— Required work —
Print the lines beginning with the one that contains "Generate a Python" and ending with the one that contains "plt.rcParams['font.family'] = ['Liberation", exactly, both included, and no other lines.

— Supplied entries —

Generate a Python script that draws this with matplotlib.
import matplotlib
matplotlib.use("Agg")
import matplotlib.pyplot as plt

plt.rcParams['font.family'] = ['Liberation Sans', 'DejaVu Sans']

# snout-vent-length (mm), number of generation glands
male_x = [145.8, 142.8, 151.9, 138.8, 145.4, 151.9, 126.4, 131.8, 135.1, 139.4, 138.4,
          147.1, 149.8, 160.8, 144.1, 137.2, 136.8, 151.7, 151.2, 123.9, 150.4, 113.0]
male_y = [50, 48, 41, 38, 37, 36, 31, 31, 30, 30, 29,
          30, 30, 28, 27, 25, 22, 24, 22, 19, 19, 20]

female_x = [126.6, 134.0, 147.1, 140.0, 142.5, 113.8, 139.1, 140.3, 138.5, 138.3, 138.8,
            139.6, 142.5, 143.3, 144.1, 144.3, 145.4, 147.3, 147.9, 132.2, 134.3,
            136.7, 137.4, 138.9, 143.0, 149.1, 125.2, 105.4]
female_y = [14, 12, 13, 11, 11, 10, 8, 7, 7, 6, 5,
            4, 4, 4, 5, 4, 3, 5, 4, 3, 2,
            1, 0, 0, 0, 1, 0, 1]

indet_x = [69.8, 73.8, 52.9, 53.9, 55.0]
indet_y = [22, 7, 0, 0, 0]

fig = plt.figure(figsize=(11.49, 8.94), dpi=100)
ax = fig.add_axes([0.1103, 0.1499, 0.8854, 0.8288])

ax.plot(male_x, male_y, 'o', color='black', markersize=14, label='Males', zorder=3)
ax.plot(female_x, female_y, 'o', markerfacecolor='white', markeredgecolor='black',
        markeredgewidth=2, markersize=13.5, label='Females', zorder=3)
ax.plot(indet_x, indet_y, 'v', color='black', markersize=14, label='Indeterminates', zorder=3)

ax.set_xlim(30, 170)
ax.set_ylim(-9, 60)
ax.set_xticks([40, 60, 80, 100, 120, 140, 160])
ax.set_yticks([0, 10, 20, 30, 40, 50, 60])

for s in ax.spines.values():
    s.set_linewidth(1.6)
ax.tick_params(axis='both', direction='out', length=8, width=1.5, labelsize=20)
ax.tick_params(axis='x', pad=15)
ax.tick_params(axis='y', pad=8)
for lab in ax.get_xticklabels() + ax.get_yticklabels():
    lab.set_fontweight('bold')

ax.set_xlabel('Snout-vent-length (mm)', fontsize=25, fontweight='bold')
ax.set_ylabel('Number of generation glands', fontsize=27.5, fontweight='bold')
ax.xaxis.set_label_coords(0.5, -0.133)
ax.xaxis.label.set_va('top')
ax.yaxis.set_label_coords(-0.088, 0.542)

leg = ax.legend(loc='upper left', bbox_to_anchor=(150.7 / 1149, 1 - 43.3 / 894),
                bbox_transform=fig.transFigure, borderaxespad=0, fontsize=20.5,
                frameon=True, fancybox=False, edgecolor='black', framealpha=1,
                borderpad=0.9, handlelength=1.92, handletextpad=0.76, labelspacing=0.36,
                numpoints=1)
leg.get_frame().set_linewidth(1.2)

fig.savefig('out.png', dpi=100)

...

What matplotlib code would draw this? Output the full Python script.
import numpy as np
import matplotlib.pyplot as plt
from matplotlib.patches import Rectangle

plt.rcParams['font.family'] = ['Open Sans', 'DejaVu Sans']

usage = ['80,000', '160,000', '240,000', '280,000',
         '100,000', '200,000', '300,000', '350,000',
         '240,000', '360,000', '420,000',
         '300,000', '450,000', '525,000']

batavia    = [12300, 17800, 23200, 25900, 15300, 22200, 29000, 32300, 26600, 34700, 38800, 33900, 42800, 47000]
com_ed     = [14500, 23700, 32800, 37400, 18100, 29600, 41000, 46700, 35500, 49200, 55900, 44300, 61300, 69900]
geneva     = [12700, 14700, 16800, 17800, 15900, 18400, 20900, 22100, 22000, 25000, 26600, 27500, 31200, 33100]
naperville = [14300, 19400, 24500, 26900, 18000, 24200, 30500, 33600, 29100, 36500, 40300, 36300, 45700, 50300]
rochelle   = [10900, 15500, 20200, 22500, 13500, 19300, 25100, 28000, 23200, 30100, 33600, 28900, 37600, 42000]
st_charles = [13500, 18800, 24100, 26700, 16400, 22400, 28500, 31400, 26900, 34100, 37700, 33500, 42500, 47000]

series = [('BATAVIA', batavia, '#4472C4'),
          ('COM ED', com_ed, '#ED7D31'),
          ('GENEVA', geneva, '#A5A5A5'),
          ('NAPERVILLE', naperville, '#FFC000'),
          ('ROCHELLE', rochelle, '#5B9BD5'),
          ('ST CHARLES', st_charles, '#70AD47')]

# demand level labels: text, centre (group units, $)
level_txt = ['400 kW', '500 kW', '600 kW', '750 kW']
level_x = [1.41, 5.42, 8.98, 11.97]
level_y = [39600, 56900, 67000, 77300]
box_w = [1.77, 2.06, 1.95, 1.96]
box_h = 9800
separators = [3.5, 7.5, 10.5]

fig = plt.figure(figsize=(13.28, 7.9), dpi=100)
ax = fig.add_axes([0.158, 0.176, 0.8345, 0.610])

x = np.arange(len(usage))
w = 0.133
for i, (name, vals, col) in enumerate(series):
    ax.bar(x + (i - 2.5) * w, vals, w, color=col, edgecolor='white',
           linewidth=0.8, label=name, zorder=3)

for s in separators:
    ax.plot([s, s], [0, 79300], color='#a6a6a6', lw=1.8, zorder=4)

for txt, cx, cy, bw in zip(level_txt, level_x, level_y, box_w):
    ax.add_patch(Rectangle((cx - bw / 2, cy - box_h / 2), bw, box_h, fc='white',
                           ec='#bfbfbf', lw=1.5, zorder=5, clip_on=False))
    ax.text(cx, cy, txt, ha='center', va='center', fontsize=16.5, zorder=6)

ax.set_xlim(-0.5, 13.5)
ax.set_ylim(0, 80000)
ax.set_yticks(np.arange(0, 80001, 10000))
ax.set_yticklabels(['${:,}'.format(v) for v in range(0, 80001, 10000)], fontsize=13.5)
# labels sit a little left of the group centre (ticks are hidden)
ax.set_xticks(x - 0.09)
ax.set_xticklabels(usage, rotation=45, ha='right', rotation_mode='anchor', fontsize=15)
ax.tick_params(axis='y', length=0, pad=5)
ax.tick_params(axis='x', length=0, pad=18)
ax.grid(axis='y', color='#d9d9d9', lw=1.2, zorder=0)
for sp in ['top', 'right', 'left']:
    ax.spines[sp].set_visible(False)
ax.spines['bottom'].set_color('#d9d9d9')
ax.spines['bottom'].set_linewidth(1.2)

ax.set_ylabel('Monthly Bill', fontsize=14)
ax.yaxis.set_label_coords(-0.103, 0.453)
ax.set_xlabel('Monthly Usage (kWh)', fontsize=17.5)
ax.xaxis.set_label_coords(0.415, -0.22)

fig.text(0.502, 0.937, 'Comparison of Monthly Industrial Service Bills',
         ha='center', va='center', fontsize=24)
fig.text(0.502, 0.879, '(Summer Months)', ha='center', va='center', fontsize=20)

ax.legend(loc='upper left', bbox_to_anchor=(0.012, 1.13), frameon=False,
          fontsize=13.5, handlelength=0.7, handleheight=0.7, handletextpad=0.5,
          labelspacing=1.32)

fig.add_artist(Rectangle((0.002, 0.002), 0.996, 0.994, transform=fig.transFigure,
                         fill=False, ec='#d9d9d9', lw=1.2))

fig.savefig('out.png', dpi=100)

— The solution —
Generate a Python script that draws this with matplotlib.
import matplotlib
matplotlib.use("Agg")
import matplotlib.pyplot as plt

plt.rcParams['font.family'] = ['Liberation Sans', 'DejaVu Sans']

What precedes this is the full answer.